STORED DATA
>> Start

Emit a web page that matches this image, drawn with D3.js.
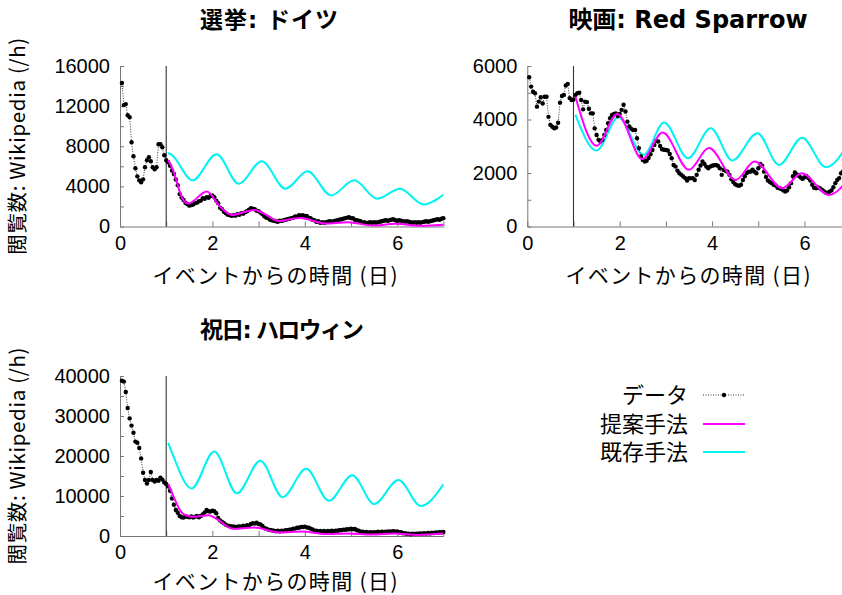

>> End
>> Start

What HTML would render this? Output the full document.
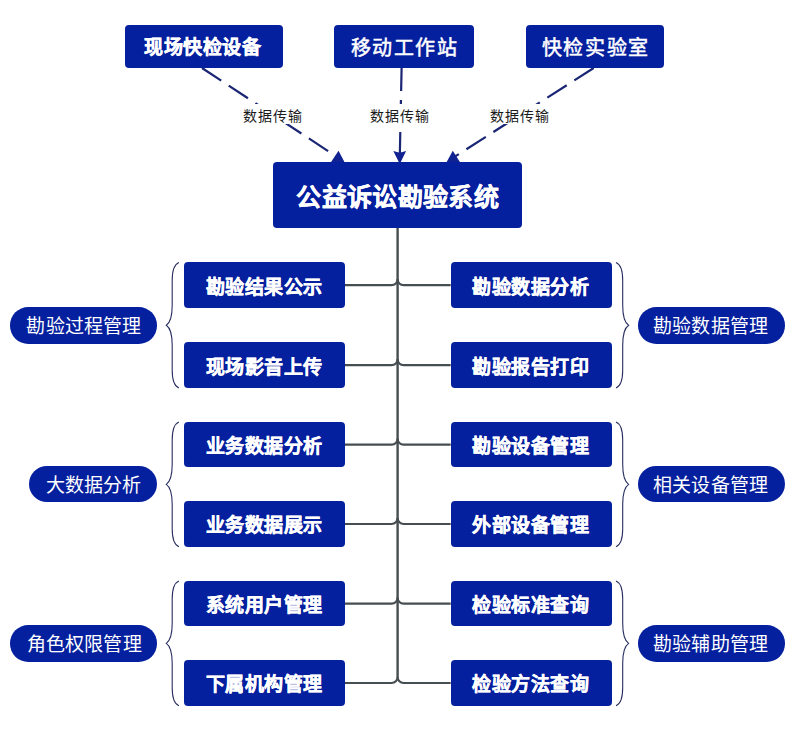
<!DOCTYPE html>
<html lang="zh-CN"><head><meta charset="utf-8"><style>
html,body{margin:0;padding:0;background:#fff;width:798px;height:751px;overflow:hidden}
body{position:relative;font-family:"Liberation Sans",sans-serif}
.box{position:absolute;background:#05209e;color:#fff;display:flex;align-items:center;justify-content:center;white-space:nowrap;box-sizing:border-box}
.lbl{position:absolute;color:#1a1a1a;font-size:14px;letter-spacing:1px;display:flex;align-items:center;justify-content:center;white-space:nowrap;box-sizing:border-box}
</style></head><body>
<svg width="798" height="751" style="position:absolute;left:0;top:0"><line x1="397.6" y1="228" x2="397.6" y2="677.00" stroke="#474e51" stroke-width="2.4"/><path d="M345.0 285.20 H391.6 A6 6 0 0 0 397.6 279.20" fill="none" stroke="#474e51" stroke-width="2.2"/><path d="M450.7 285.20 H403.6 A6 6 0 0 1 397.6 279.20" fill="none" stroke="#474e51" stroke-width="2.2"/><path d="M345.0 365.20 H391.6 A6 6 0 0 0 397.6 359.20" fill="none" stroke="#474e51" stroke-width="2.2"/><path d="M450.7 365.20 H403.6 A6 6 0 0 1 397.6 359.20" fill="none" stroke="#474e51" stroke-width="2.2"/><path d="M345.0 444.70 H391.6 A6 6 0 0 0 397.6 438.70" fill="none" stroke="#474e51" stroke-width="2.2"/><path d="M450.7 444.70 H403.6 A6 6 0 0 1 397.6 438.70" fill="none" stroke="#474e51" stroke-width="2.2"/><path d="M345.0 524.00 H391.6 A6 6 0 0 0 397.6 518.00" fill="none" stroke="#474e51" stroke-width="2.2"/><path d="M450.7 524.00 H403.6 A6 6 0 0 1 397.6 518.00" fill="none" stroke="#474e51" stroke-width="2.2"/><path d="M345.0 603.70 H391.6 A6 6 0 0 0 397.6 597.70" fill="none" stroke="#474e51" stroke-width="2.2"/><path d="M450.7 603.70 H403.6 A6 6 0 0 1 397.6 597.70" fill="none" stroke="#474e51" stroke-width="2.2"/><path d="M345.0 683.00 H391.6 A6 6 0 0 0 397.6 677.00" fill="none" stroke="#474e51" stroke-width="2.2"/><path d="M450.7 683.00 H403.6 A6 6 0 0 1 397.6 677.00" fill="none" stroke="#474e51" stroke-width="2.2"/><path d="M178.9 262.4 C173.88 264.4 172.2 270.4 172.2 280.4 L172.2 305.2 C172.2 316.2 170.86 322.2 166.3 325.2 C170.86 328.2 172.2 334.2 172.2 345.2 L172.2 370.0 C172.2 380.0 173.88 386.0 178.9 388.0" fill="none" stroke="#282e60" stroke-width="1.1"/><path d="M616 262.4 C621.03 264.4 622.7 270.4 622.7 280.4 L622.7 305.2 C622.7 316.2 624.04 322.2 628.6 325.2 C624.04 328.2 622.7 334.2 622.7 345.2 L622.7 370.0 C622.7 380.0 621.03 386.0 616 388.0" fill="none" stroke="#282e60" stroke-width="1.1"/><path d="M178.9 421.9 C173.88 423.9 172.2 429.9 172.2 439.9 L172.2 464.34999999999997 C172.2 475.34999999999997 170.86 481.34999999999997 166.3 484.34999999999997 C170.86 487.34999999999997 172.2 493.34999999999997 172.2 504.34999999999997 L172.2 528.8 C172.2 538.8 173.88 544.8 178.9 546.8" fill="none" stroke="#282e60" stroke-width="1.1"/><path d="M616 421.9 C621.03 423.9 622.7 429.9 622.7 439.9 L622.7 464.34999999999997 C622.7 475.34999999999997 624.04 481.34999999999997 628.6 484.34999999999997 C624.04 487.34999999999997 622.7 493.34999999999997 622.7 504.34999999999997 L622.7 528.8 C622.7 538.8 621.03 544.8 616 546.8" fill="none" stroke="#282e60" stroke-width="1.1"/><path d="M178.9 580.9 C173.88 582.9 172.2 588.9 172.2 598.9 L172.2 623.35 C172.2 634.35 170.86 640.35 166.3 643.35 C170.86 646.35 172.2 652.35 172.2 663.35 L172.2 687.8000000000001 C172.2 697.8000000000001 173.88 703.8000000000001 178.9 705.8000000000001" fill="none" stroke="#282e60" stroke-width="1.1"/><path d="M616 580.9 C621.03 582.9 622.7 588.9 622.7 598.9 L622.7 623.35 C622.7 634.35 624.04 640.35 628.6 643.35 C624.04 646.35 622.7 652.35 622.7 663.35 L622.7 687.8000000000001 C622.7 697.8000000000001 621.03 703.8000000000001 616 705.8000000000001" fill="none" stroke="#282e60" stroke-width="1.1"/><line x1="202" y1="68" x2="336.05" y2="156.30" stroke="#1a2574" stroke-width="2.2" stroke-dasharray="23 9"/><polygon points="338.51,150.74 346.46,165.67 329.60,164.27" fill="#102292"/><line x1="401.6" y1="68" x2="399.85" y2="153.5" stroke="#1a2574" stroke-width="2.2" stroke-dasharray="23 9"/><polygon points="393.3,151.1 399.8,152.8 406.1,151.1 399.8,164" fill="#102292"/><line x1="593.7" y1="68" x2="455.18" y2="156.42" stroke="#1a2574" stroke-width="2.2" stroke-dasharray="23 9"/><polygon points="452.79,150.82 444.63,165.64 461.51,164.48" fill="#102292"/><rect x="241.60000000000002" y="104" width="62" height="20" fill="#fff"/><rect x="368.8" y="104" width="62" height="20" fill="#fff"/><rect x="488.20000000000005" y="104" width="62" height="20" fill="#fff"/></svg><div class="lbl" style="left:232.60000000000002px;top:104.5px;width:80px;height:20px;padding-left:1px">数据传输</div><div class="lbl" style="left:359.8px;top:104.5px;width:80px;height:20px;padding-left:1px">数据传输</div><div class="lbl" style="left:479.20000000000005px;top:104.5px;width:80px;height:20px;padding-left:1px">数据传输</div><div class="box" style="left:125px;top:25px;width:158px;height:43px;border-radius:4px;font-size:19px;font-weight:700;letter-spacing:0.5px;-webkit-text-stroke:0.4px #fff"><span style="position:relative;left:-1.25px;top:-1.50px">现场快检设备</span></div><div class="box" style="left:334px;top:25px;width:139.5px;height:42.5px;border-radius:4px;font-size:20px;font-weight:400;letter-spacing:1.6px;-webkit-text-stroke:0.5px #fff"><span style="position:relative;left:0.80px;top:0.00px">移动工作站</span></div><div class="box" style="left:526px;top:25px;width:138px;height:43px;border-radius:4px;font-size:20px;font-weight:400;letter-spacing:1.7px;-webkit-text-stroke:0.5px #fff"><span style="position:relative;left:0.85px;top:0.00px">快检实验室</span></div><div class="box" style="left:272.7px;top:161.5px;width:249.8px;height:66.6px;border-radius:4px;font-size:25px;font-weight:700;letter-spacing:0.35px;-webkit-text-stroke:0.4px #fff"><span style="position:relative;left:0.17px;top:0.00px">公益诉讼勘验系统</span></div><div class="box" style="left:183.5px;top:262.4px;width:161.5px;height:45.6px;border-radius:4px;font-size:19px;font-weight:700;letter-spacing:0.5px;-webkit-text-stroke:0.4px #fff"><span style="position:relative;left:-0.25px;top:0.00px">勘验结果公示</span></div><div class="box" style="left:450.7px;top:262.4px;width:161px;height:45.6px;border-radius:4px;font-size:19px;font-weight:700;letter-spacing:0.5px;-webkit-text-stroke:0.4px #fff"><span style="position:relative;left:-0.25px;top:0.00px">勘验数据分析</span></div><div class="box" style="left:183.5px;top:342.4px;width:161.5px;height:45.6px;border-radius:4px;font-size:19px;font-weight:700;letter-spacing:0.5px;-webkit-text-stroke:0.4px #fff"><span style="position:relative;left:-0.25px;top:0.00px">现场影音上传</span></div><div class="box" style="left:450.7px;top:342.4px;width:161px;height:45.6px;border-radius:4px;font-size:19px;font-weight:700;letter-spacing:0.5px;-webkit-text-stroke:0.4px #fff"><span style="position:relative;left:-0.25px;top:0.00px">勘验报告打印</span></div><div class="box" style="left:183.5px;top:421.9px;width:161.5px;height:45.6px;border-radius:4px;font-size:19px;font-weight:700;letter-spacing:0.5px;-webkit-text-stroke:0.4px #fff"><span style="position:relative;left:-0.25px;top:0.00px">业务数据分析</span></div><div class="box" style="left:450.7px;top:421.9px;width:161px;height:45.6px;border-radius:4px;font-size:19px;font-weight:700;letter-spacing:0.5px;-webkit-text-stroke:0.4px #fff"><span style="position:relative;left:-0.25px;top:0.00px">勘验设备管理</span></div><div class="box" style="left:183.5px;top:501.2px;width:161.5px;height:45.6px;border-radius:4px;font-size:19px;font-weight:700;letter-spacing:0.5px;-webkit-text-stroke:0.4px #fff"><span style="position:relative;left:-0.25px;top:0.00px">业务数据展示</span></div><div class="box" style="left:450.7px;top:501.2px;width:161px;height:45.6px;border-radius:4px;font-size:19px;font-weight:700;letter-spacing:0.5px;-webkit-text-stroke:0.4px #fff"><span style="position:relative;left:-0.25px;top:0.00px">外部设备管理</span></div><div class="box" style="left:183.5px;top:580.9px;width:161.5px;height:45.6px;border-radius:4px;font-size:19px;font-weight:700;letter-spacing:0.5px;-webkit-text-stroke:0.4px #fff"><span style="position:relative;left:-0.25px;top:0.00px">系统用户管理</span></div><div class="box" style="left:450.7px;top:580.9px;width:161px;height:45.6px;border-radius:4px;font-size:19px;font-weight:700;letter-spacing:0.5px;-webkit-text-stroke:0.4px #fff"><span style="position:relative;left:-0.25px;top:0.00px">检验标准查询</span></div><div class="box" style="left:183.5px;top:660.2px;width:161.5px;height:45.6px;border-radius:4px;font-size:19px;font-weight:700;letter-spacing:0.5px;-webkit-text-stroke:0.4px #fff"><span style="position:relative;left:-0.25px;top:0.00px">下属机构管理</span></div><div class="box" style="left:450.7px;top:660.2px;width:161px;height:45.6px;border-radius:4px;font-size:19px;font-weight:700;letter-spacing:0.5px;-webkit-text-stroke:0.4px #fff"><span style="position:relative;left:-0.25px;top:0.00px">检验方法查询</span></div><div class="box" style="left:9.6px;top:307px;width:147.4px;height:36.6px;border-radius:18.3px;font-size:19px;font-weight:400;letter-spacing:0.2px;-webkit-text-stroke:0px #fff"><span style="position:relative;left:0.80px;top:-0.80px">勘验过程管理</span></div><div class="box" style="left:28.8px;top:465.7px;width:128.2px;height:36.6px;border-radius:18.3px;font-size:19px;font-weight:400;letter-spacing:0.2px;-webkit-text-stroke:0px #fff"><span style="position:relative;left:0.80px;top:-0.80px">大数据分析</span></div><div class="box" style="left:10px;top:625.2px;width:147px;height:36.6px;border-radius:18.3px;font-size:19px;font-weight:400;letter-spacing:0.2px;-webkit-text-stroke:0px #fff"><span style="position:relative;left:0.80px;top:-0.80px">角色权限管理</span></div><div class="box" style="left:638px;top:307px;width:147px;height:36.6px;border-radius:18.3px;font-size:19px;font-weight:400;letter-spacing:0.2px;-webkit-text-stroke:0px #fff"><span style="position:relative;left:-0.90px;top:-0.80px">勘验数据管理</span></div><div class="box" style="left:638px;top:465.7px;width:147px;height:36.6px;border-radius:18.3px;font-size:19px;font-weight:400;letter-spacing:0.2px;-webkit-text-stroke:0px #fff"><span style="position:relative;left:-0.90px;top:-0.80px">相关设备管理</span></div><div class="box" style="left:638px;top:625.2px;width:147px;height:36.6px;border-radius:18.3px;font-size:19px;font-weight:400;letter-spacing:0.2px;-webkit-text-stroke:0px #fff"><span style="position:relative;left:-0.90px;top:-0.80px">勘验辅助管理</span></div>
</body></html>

>> End

WHAT YOU HAVE TO DO
In the records above, find the lines containing "this" and copy them.

EXERCISE RESPONSE
Emit a web page that matches this image, drawn with D3.js.
What HTML would render this? Output the full document.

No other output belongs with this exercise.